Shrimp need a tank that's been cycled for at least three months. That gives them parameter stability and biofilm upon which to graze. You should have a TDS meter (around $15.00 with free shipping on eBay) as TDS is extremely important to a successful molt. And you need caves the Betta can't access that the shrimp can use when they molt. (If you see them jumping backwards in jerky motions they are having problems molting.)

However, like rdpadgett, I no longer keep dwarf shrimp even in my 20 long because they can become extremely stressed from living in such confined quarters with a predator. When that happens and they have thick enough cover they spend most of their time hiding. I've had them with and without a Betta in the tank and the change in behavior is amazing.

All of that being said, if one is going to have shrimp it's my opinion any tank of 20 or more gallons is going to give you the most likely chance of success if it also contains a Betta.

My Vampire Shrimp, Hester and Larry, and my CPO (Dwarf Orange Crayfish), on the other hand, do a lot better. I would recommend them over dwarf shrimp of any sort.


----------



## tankman12 (Nov 13, 2012)

Ya CPOs are the bomb! So much better than shrimp. Never kept vampires, but always have wanted to.
_Posted via Mobile Device_


----------



## Islandgaliam (Jan 27, 2014)

RussellTheShihTzu said:


> Shrimp need a tank that's been cycled for at least three months. That gives them parameter stability and biofilm upon which to graze. You should have a TDS meter (around $15.00 with free shipping on eBay) as TDS is extremely important to a successful molt. And you need caves the Betta can't access that the shrimp can use when they molt. (If you see them jumping backwards in jerky motions they are having problems molting.)
> 
> However, like rdpadgett, I no longer keep dwarf shrimp even in my 20 long because they can become extremely stressed from living in such confined quarters with a predator.
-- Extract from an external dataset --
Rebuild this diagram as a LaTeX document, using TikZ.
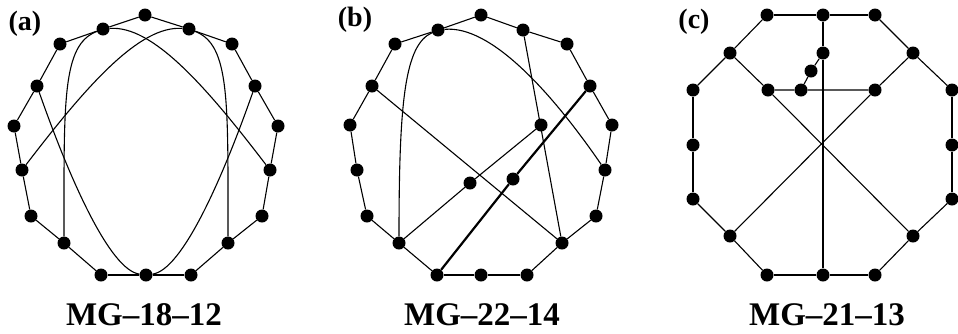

When that happens and they have thick enough cover they spend most of their time hiding. I've had them with and without a Betta in the tank and the change in behavior is amazing.
> 
> ...


Thanks so much for info. My tank is definitely not shrimp suitable.


----------



## RussellTheShihTzu (Mar 19, 2013)

When it's been cycled long enough, check into the CPO and Vampire Shrimp. We have similar taste in plants so maybe we have similar taste in inverts, too. 

I occasionally give Hester and Larry spirulina powder dissolved in tank water but otherwise they eat the micro stuff that floats in tank. The CPO I feed Hikari Crab Cuisine. They are charming little fellows with lots of personality.
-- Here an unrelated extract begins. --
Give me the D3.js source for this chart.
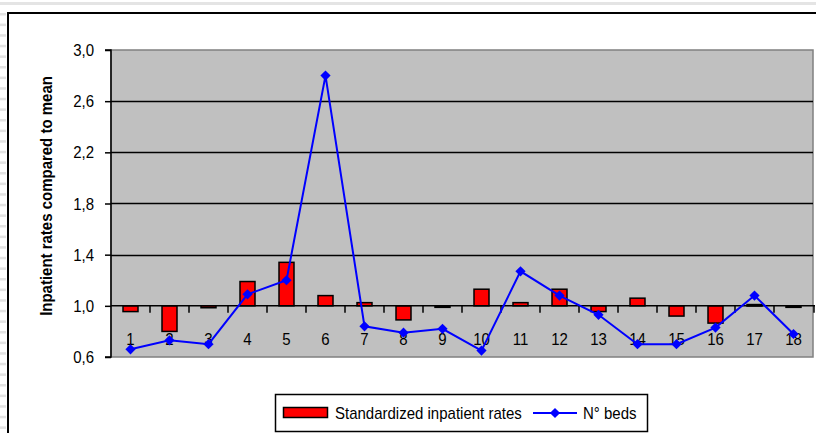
<!DOCTYPE html>
<html>
<head>
<meta charset="utf-8">
<script src="https://cdn.jsdelivr.net/npm/d3@7"></script>
<style>
  html, body { margin: 0; padding: 0; background: #fff; }
  svg { display: block; }
  text { font-family: "Liberation Sans", Arial, sans-serif; }
</style>
</head>
<body>
<svg id="chart" width="816" height="433"></svg>
<script>
const categories = ["1","2","3","4","5","6","7","8","9","10","11","12","13","14","15","16","17","18"];
const inpatientRates = [0.955, 0.80, 0.985, 1.19, 1.34, 1.08, 1.025, 0.89, 0.99, 1.13, 1.025, 1.13, 0.955, 1.06, 0.92, 0.865, 1.01, 0.99];
const beds = [0.66, 0.73, 0.70, 1.09, 1.20, 2.80, 0.84, 0.79, 0.82, 0.65, 1.27, 1.08, 0.93, 0.70, 0.70, 0.83, 1.08, 0.78];
const yTicks = [0.6, 1.0, 1.4, 1.8, 2.2, 2.6, 3.0];
const yTitle = "Inpatient rates compared to mean";
const legendLabels = ["Standardized inpatient rates", "N° beds"];

const svg = d3.select("#chart");
const W = 816, H = 433;
const plot = {left: 111, right: 813, top: 50, bottom: 357};
const SY = 1.13; // vertical stretch of text glyphs

// background decoration: top band and left stripes
svg.append("rect").attr("x", 0).attr("y", 2).attr("width", W).attr("height", 3).attr("fill", "#e4e4e4");
for (let yy = 13; yy < H; yy += 10.6) {
  svg.append("rect").attr("x", 0).attr("y", yy).attr("width", 6).attr("height", 2.5).attr("fill", "#e2e2e2");
}
// outer frame
svg.append("path").attr("d", `M8,${H+5} L8,13 L${W+5},13`).attr("fill", "none").attr("stroke", "#000").attr("stroke-width", 2);

const x = d3.scaleBand().domain(categories).range([plot.left, plot.right]).paddingInner(0).paddingOuter(0);
const y = d3.scaleLinear().domain([0.6, 3.0]).range([plot.bottom, plot.top]);

// plot area
svg.append("rect").attr("x", plot.left).attr("y", plot.top)
  .attr("width", plot.right - plot.left).attr("height", plot.bottom - plot.top)
  .attr("fill", "#c0c0c0").attr("stroke", "#808080").attr("stroke-width", 1.5);

// gridlines
svg.append("g").selectAll("line").data(yTicks.filter(t => t > 1.0 && t < 3.0)).join("line")
  .attr("x1", plot.left).attr("x2", plot.right)
  .attr("y1", d => Math.round(y(d)) + 0.5).attr("y2", d => Math.round(y(d)) + 0.5)
  .attr("stroke", "#000").attr("stroke-width", 1.5);

// y axis
const yAxis = d3.axisLeft(y).tickValues(yTicks).tickSize(6).tickPadding(12)
  .tickFormat(d => d3.format(".1f")(d).replace(".", ","));
const gy = svg.append("g").attr("transform", `translate(${plot.left},0)`).call(yAxis);
gy.select(".domain").attr("stroke", "#000").attr("stroke-width", 1.5).attr("d", `M-6,${plot.top}H0V${plot.bottom}H-6`);
gy.selectAll(".tick line").attr("stroke", "#000").attr("stroke-width", 1.5);
gy.selectAll(".tick text").attr("font-size", 15).attr("fill", "#000")
  .attr("font-family", "'Liberation Sans', Arial, sans-serif")
  .attr("x", null).attr("dy", null).attr("y", 0)
  .attr("transform", `translate(-17,5.5) scale(1,${SY})`);

// bars
const bw = 15;
svg.append("g").selectAll("rect").data(inpatientRates).join("rect")
  .attr("x", (d, i) => x(categories[i]) + x.bandwidth() / 2 - bw / 2)
  .attr("width", bw)
  .attr("y", d => Math.min(y(d), y(1.0)))
  .attr("height", d => Math.max(1.5, Math.abs(y(d) - y(1.0))))
  .attr("fill", "#ff0000").attr("stroke", "#000").attr("stroke-width", 1.5);

// x axis at 1.0
const y1 = y(1.0);
const xAxis = d3.axisBottom(x).tickSize(0);
const gx = svg.append("g").attr("transform", `translate(0,${y1})`).call(xAxis);
gx.select(".domain").attr("stroke", "#000").attr("stroke-width", 1.5).attr("d", `M${plot.left},0H${plot.right + 2}`);
gx.selectAll(".tick text").attr("font-size", 15).attr("fill", "#000")
  .attr("font-family", "'Liberation Sans', Arial, sans-serif")
  .attr("y", 0).attr("dy", null)
  .attr("transform", `translate(0,39.5) scale(1,${SY})`);
// boundary ticks
const bounds = categories.map(c => x(c)).slice(1).concat([plot.right + 1]);
gx.append("g").selectAll("line").data(bounds).join("line")
  .attr("x1", d => d).attr("x2", d => d).attr("y1", 0).attr("y2", 7)
  .attr("stroke", "#000").attr("stroke-width", 1.5);

// line series
const cx = (i) => x(categories[i]) + x.bandwidth() / 2;
const line = d3.line().x((d, i) => cx(i)).y(d => y(d));
svg.append("path").datum(beds).attr("d", line)
  .attr("fill", "none").attr("stroke", "#0000ff").attr("stroke-width", 2);
svg.append("g").selectAll("path").data(beds).join("path")
  .attr("transform", (d, i) => `translate(${cx(i)},${y(d)}) rotate(45)`)
  .attr("d", d3.symbol().type(d3.symbolSquare).size(52))
  .attr("fill", "#0000ff");

// y title
svg.append("text")
  .attr("transform", `translate(52,196) rotate(-90) scale(1,1.05)`)
  .attr("text-anchor", "middle")
  .attr("font-size", 15).attr("font-weight", "bold").attr("fill", "#000")
  .text(yTitle);

// legend
const lg = svg.append("g");
lg.append("rect").attr("x", 275.5).attr("y", 394.5).attr("width", 372).attr("height", 37)
  .attr("fill", "#fff").attr("stroke", "#000").attr("stroke-width", 1.5);
lg.append("rect").attr("x", 283.5).attr("y", 407.5).attr("width", 44).attr("height", 10)
  .attr("fill", "#ff0000").attr("stroke", "#000").attr("stroke-width", 1.5);
lg.append("text").attr("transform", `translate(335,419) scale(1,${SY})`).attr("font-size", 15).attr("fill", "#000").text(legendLabels[0]);
lg.append("line").attr("x1", 533).attr("x2", 577).attr("y1", 413).attr("y2", 413)
  .attr("stroke", "#0000ff").attr("stroke-width", 2);
lg.append("path").attr("transform", "translate(555,413) rotate(45)")
  .attr("d", d3.symbol().type(d3.symbolSquare).size(52)).attr("fill", "#0000ff");
lg.append("text").attr("transform", `translate(583,419) scale(1,${SY})`).attr("font-size", 15).attr("fill", "#000").text(legendLabels[1]);
</script>
</body>
</html>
Vampire Shrimp are very shy; it's taken them a good two months to quit going back into hiding when I open the tank lid. Now that they know me they stay out a lot more. I like them so much I'm getting two more. 

? Vampire Shrimp feeding - YouTube

To Lil: Now how could you live without at least one of these guys? ;-)


----------



## BambooTikiBettaGirl84 (Jun 29, 2014)

I don't exactly want to contradict anyone else here, but in my 20 gallon long tank I have ghost shrimp and cherry shrimp living with 4 female bettas. I know the first day the girls were curious of the shrimp and followed them around seeing if they were food, but the shrimp were so fast, they got away n hid. Eventually the girls got bored of them and carried on with their fishy business. My boys on the other hand, I don't put anything with them except for large ramshorn snails because they are a lot more curious and will eat things that move super fast that catch their attention. Every tank is different though so it's truly up to you, and if your fish start to get mean, take the shrimp out.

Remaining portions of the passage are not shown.